"""

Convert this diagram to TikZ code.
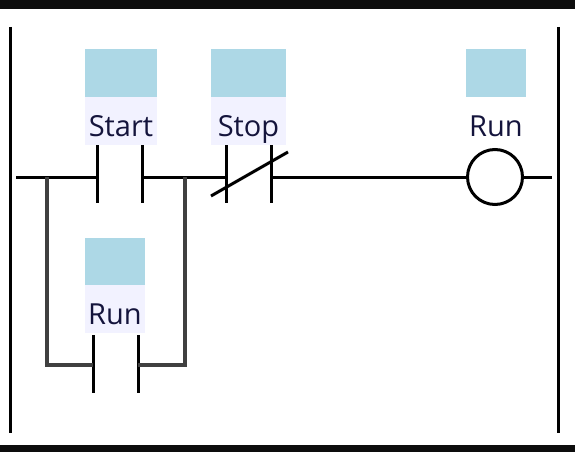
\documentclass[tikz,border=0pt]{standalone}
\usepackage{fontspec}
\setmainfont{Open Sans}
\begin{document}
\begin{tikzpicture}[x=1pt,y=-1pt,
  wire/.style={line width=3pt,black},
  br/.style={line width=3.2pt,black!75},
  tag/.style={fill=blue!5,inner sep=0pt,minimum height=48pt,anchor=north},
  lbl/.style={anchor=base,inner sep=0pt,text={rgb,255:red,20;green,20;blue,60},font=\fontsize{29}{29}\selectfont},
  box/.style={fill={rgb,255:red,173;green,216;blue,230},inner sep=0pt,minimum height=48pt,anchor=north}]
\useasboundingbox (0,0) rectangle (575,452);
\fill[black!95] (0,0) rectangle (575,9);
\fill[black!95] (0,445) rectangle (575,452);
% rails
\draw[wire] (10,27) -- (10,433);
\draw[wire] (558,27) -- (558,433);
% tags
\node[box,minimum width=72pt] (sb) at (121,49) {};
\node[tag,minimum width=72pt] (st) at (121,97) {};
\node[lbl] (stl) at (121,136) {Start};
\node[box,minimum width=75pt] (pb) at (248.5,49) {};
\node[tag,minimum width=75pt] (pt) at (248.5,97) {};
\node[lbl] (ptl) at (248.5,136) {Stop};
\node[box,minimum width=60pt] (rb) at (496,49) {};
\node[lbl] (rtl) at (496,136) {Run};
\node[box,minimum width=60pt] (lb) at (115,238) {};
\node[tag,minimum width=60pt] (lt) at (115,285) {};
\node[lbl] (ltl) at (115,324) {Run};
% coordinates
\coordinate (L) at (16,177);
\coordinate (J1) at (47,177);
\coordinate (J2) at (185,177);
\coordinate (J3) at (47,365);
\coordinate (J4) at (185,365);
\coordinate (R) at (552,177);
% contacts
\draw[wire] (97,145) -- (97,203) (142,145) -- (142,203);
\draw[wire] (226,145) -- (226,203) (271,145) -- (271,203);
\draw[wire] (211,196) -- (288,152);
\draw[wire] (93,335) -- (93,393) (138,335) -- (138,393);
\node[draw,line width=3pt,circle,minimum size=55pt,inner sep=0pt] (coil) at (495,177) {};
% wires
\draw[wire] (L) -- (97,177) (142,177) -- (226,177) (271,177) -- (coil.west) (coil.east) -- (R);
\draw[br] (J1) -- (J3) -- (93,365) (138,365) -- (J4) -- (J2);
\end{tikzpicture}
\end{document}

"""

> _WRITTEN REQUEST_:
Transcribe the full listing above exactly, with the images removed.

> _IN RESPONSE_:
Convert this diagram to TikZ code.
\documentclass[tikz,border=0pt]{standalone}
\usepackage{fontspec}
\setmainfont{Open Sans}
\begin{document}
\begin{tikzpicture}[x=1pt,y=-1pt,
  wire/.style={line width=3pt,black},
  br/.style={line width=3.2pt,black!75},
  tag/.style={fill=blue!5,inner sep=0pt,minimum height=48pt,anchor=north},
  lbl/.style={anchor=base,inner sep=0pt,text={rgb,255:red,20;green,20;blue,60},font=\fontsize{29}{29}\selectfont},
  box/.style={fill={rgb,255:red,173;green,216;blue,230},inner sep=0pt,minimum height=48pt,anchor=north}]
\useasboundingbox (0,0) rectangle (575,452);
\fill[black!95] (0,0) rectangle (575,9);
\fill[black!95] (0,445) rectangle (575,452);
% rails
\draw[wire] (10,27) -- (10,433);
\draw[wire] (558,27) -- (558,433);
% tags
\node[box,minimum width=72pt] (sb) at (121,49) {};
\node[tag,minimum width=72pt] (st) at (121,97) {};
\node[lbl] (stl) at (121,136) {Start};
\node[box,minimum width=75pt] (pb) at (248.5,49) {};
\node[tag,minimum width=75pt] (pt) at (248.5,97) {};
\node[lbl] (ptl) at (248.5,136) {Stop};
\node[box,minimum width=60pt] (rb) at (496,49) {};
\node[lbl] (rtl) at (496,136) {Run};
\node[box,minimum width=60pt] (lb) at (115,238) {};
\node[tag,minimum width=60pt] (lt) at (115,285) {};
\node[lbl] (ltl) at (115,324) {Run};
% coordinates
\coordinate (L) at (16,177);
\coordinate (J1) at (47,177);
\coordinate (J2) at (185,177);
\coordinate (J3) at (47,365);
\coordinate (J4) at (185,365);
\coordinate (R) at (552,177);
% contacts
\draw[wire] (97,145) -- (97,203) (142,145) -- (142,203);
\draw[wire] (226,145) -- (226,203) (271,145) -- (271,203);
\draw[wire] (211,196) -- (288,152);
\draw[wire] (93,335) -- (93,393) (138,335) -- (138,393);
\node[draw,line width=3pt,circle,minimum size=55pt,inner sep=0pt] (coil) at (495,177) {};
% wires
\draw[wire] (L) -- (97,177) (142,177) -- (226,177) (271,177) -- (coil.west) (coil.east) -- (R);
\draw[br] (J1) -- (J3) -- (93,365) (138,365) -- (J4) -- (J2);
\end{tikzpicture}
\end{document}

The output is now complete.